FAQs: Application of the domestic minimum top-up-tax in Bahrain
Q1. What is the domestic minimum top-up tax (DMTT) and who does it apply to?
A1. The DMTT is a 15 percent tax on the taxable income of Bahraini subsidiaries and joint ventures of multinational enterprises (MNEs). It will take effect from January 1, 2025, and applies to MNEs with annual revenues exceeding €750 million in at least two of the last four fiscal years. Exclusions include sovereign wealth funds, government bodies, international organizations, and non-profit organizations.
Q2. How will the DMTT impact multinational enterprises operating in Bahrain?
A2. The DMTT aims to create a tax-neutral environment for MNEs, allowing them to contribute taxes locally, which can boost the Bahraini economy. This move aligns Bahrain with global minimum tax rules, ensuring that MNEs do not face double taxation on their profits in other jurisdictions.
Q3. What reliefs are available under the DMTT, and which industries may benefit?
A3. Key reliefs include a Transitional CbCR Safe Harbor for the first two years, relief for MNEs in the initial phase of international activity, and substance-based exclusions based on payroll and tangible assets.
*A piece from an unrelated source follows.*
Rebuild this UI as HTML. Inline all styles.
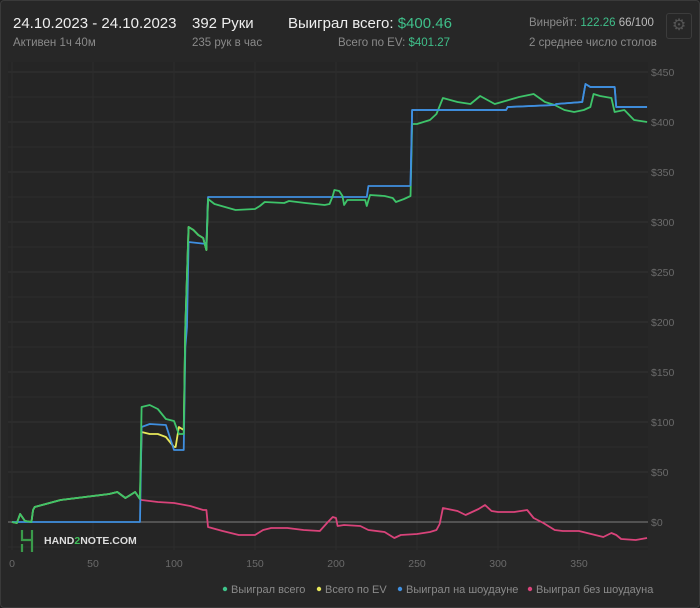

Industries such as R&D, capital-intensive sectors, and low-profit-making MNEs may particularly benefit from these provisions.
Q4. What are the compliance obligations for multinational enterprises under the DMTT?
A4. MNEs must register with Bahrain’s National Bureau for Revenue (NBR), file an annual tax return, and make advance and installment tax payments. These obligations are in addition to any notifications and filings required under OECD Global Minimum Tax (GMT) rules that apply to the MNE Group globally.
Q5. What are the consequences of non-compliance with the DMTT regulations?
A5. Non-compliance can lead to significant penalties, including fines of up to BHD 100,000 for failure to register, up to 30 percent of the tax due for late filings, and 1 percent of unpaid tax per month for late payments. Additionally, businesses may face stringent administrative fines and potential criminal liability for serious defaults.